BEGIN Provided material
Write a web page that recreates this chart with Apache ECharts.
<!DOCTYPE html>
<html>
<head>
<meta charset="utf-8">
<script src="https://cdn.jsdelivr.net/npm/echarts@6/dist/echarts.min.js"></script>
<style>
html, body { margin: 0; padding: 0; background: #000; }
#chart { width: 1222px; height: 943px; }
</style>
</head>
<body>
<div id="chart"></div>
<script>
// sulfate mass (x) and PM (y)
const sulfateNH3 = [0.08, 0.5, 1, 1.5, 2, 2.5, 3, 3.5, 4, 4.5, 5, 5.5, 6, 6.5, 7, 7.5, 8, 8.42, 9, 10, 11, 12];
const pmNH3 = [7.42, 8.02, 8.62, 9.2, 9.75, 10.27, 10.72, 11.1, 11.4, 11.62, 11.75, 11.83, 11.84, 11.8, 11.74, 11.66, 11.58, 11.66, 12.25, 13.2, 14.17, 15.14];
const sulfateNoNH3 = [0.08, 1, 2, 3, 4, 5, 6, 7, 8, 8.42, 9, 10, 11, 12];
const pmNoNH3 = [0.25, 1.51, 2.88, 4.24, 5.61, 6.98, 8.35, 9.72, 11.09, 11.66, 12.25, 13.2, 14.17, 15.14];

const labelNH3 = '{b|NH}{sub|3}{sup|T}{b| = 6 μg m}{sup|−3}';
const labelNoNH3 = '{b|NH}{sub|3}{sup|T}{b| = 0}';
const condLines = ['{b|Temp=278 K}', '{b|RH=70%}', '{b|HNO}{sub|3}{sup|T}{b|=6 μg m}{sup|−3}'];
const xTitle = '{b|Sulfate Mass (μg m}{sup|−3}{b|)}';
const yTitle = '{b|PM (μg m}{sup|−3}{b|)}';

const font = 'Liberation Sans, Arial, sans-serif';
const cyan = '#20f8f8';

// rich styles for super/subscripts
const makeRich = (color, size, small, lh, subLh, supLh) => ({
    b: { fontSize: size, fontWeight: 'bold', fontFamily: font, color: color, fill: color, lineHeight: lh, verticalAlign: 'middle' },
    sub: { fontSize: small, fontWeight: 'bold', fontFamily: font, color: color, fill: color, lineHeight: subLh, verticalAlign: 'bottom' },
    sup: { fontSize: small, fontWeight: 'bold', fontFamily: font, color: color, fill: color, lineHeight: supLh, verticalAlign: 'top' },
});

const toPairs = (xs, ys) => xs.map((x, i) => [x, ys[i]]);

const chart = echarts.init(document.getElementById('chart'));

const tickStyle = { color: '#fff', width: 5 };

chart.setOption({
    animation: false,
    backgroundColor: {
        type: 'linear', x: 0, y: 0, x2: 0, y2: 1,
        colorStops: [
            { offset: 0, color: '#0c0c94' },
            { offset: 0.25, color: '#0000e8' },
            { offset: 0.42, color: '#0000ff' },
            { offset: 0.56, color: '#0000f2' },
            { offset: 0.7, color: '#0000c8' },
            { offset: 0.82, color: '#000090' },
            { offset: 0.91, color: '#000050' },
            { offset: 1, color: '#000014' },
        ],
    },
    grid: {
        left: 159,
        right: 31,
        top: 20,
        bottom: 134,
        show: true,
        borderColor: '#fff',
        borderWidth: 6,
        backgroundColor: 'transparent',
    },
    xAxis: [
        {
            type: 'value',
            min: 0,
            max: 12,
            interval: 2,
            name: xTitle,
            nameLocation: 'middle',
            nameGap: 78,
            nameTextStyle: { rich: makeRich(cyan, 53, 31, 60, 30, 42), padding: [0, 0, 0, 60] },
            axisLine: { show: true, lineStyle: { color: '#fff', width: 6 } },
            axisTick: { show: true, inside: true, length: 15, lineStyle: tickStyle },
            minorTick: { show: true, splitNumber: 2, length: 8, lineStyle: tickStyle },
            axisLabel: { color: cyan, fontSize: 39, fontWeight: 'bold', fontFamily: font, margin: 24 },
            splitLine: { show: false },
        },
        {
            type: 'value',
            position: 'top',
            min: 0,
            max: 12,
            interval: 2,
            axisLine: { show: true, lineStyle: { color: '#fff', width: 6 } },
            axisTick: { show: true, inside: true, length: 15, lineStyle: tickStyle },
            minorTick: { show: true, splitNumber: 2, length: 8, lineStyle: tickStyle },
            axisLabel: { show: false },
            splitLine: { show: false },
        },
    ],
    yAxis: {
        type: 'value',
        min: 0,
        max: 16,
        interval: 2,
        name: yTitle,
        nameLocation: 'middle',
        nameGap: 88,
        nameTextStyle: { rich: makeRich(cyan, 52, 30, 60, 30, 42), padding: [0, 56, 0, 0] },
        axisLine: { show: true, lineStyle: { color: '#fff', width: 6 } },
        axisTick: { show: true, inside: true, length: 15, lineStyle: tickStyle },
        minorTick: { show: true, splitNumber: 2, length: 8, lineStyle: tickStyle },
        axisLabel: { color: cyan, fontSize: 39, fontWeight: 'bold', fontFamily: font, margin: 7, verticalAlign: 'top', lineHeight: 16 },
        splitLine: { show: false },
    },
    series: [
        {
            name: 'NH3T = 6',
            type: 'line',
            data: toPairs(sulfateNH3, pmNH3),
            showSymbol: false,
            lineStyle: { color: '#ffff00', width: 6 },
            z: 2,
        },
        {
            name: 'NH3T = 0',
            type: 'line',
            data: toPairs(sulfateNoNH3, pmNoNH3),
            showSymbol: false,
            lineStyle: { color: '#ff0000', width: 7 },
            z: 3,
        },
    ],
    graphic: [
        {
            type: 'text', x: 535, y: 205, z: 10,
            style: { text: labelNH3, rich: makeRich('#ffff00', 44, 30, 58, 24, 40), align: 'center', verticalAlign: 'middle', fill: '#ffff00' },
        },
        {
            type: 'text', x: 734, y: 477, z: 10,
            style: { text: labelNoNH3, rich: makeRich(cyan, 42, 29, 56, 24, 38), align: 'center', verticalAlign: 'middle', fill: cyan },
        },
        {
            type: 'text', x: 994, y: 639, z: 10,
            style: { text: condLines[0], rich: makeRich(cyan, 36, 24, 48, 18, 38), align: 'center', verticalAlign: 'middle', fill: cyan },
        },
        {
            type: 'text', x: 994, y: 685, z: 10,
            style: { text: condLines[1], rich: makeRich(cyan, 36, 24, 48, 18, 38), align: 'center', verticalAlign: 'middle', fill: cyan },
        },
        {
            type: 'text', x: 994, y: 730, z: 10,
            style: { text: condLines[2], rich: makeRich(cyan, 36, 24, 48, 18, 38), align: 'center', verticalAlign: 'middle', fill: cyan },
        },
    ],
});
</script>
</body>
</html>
END Provided material
#### What you should do
Restate the data above word for word.

#### Result for this exercise
Write a web page that recreates this chart with Apache ECharts.
<!DOCTYPE html>
<html>
<head>
<meta charset="utf-8">
<script src="https://cdn.jsdelivr.net/npm/echarts@6/dist/echarts.min.js"></script>
<style>
html, body { margin: 0; padding: 0; background: #000; }
#chart { width: 1222px; height: 943px; }
</style>
</head>
<body>
<div id="chart"></div>
<script>
// sulfate mass (x) and PM (y)
const sulfateNH3 = [0.08, 0.5, 1, 1.5, 2, 2.5, 3, 3.5, 4, 4.5, 5, 5.5, 6, 6.5, 7, 7.5, 8, 8.42, 9, 10, 11, 12];
const pmNH3 = [7.42, 8.02, 8.62, 9.2, 9.75, 10.27, 10.72, 11.1, 11.4, 11.62, 11.75, 11.83, 11.84, 11.8, 11.74, 11.66, 11.58, 11.66, 12.25, 13.2, 14.17, 15.14];
const sulfateNoNH3 = [0.08, 1, 2, 3, 4, 5, 6, 7, 8, 8.42, 9, 10, 11, 12];
const pmNoNH3 = [0.25, 1.51, 2.88, 4.24, 5.61, 6.98, 8.35, 9.72, 11.09, 11.66, 12.25, 13.2, 14.17, 15.14];

const labelNH3 = '{b|NH}{sub|3}{sup|T}{b| = 6 μg m}{sup|−3}';
const labelNoNH3 = '{b|NH}{sub|3}{sup|T}{b| = 0}';
const condLines = ['{b|Temp=278 K}', '{b|RH=70%}', '{b|HNO}{sub|3}{sup|T}{b|=6 μg m}{sup|−3}'];
const xTitle = '{b|Sulfate Mass (μg m}{sup|−3}{b|)}';
const yTitle = '{b|PM (μg m}{sup|−3}{b|)}';

const font = 'Liberation Sans, Arial, sans-serif';
const cyan = '#20f8f8';

// rich styles for super/subscripts
const makeRich = (color, size, small, lh, subLh, supLh) => ({
    b: { fontSize: size, fontWeight: 'bold', fontFamily: font, color: color, fill: color, lineHeight: lh, verticalAlign: 'middle' },
    sub: { fontSize: small, fontWeight: 'bold', fontFamily: font, color: color, fill: color, lineHeight: subLh, verticalAlign: 'bottom' },
    sup: { fontSize: small, fontWeight: 'bold', fontFamily: font, color: color, fill: color, lineHeight: supLh, verticalAlign: 'top' },
});

const toPairs = (xs, ys) => xs.map((x, i) => [x, ys[i]]);

const chart = echarts.init(document.getElementById('chart'));

const tickStyle = { color: '#fff', width: 5 };

chart.setOption({
    animation: false,
    backgroundColor: {
        type: 'linear', x: 0, y: 0, x2: 0, y2: 1,
        colorStops: [
            { offset: 0, color: '#0c0c94' },
            { offset: 0.25, color: '#0000e8' },
            { offset: 0.42, color: '#0000ff' },
            { offset: 0.56, color: '#0000f2' },
            { offset: 0.7, color: '#0000c8' },
            { offset: 0.82, color: '#000090' },
            { offset: 0.91, color: '#000050' },
            { offset: 1, color: '#000014' },
        ],
    },
    grid: {
        left: 159,
        right: 31,
        top: 20,
        bottom: 134,
        show: true,
        borderColor: '#fff',
        borderWidth: 6,
        backgroundColor: 'transparent',
    },
    xAxis: [
        {
            type: 'value',
            min: 0,
            max: 12,
            interval: 2,
            name: xTitle,
            nameLocation: 'middle',
            nameGap: 78,
            nameTextStyle: { rich: makeRich(cyan, 53, 31, 60, 30, 42), padding: [0, 0, 0, 60] },
            axisLine: { show: true, lineStyle: { color: '#fff', width: 6 } },
            axisTick: { show: true, inside: true, length: 15, lineStyle: tickStyle },
            minorTick: { show: true, splitNumber: 2, length: 8, lineStyle: tickStyle },
            axisLabel: { color: cyan, fontSize: 39, fontWeight: 'bold', fontFamily: font, margin: 24 },
            splitLine: { show: false },
        },
        {
            type: 'value',
            position: 'top',
            min: 0,
            max: 12,
            interval: 2,
            axisLine: { show: true, lineStyle: { color: '#fff', width: 6 } },
            axisTick: { show: true, inside: true, length: 15, lineStyle: tickStyle },
            minorTick: { show: true, splitNumber: 2, length: 8, lineStyle: tickStyle },
            axisLabel: { show: false },
            splitLine: { show: false },
        },
    ],
    yAxis: {
        type: 'value',
        min: 0,
        max: 16,
        interval: 2,
        name: yTitle,
        nameLocation: 'middle',
        nameGap: 88,
        nameTextStyle: { rich: makeRich(cyan, 52, 30, 60, 30, 42), padding: [0, 56, 0, 0] },
        axisLine: { show: true, lineStyle: { color: '#fff', width: 6 } },
        axisTick: { show: true, inside: true, length: 15, lineStyle: tickStyle },
        minorTick: { show: true, splitNumber: 2, length: 8, lineStyle: tickStyle },
        axisLabel: { color: cyan, fontSize: 39, fontWeight: 'bold', fontFamily: font, margin: 7, verticalAlign: 'top', lineHeight: 16 },
        splitLine: { show: false },
    },
    series: [
        {
            name: 'NH3T = 6',
            type: 'line',
            data: toPairs(sulfateNH3, pmNH3),
            showSymbol: false,
            lineStyle: { color: '#ffff00', width: 6 },
            z: 2,
        },
        {
            name: 'NH3T = 0',
            type: 'line',
            data: toPairs(sulfateNoNH3, pmNoNH3),
            showSymbol: false,
            lineStyle: { color: '#ff0000', width: 7 },
            z: 3,
        },
    ],
    graphic: [
        {
            type: 'text', x: 535, y: 205, z: 10,
            style: { text: labelNH3, rich: makeRich('#ffff00', 44, 30, 58, 24, 40), align: 'center', verticalAlign: 'middle', fill: '#ffff00' },
        },
        {
            type: 'text', x: 734, y: 477, z: 10,
            style: { text: labelNoNH3, rich: makeRich(cyan, 42, 29, 56, 24, 38), align: 'center', verticalAlign: 'middle', fill: cyan },
        },
        {
            type: 'text', x: 994, y: 639, z: 10,
            style: { text: condLines[0], rich: makeRich(cyan, 36, 24, 48, 18, 38), align: 'center', verticalAlign: 'middle', fill: cyan },
        },
        {
            type: 'text', x: 994, y: 685, z: 10,
            style: { text: condLines[1], rich: makeRich(cyan, 36, 24, 48, 18, 38), align: 'center', verticalAlign: 'middle', fill: cyan },
        },
        {
            type: 'text', x: 994, y: 730, z: 10,
            style: { text: condLines[2], rich: makeRich(cyan, 36, 24, 48, 18, 38), align: 'center', verticalAlign: 'middle', fill: cyan },
        },
    ],
});
</script>
</body>
</html>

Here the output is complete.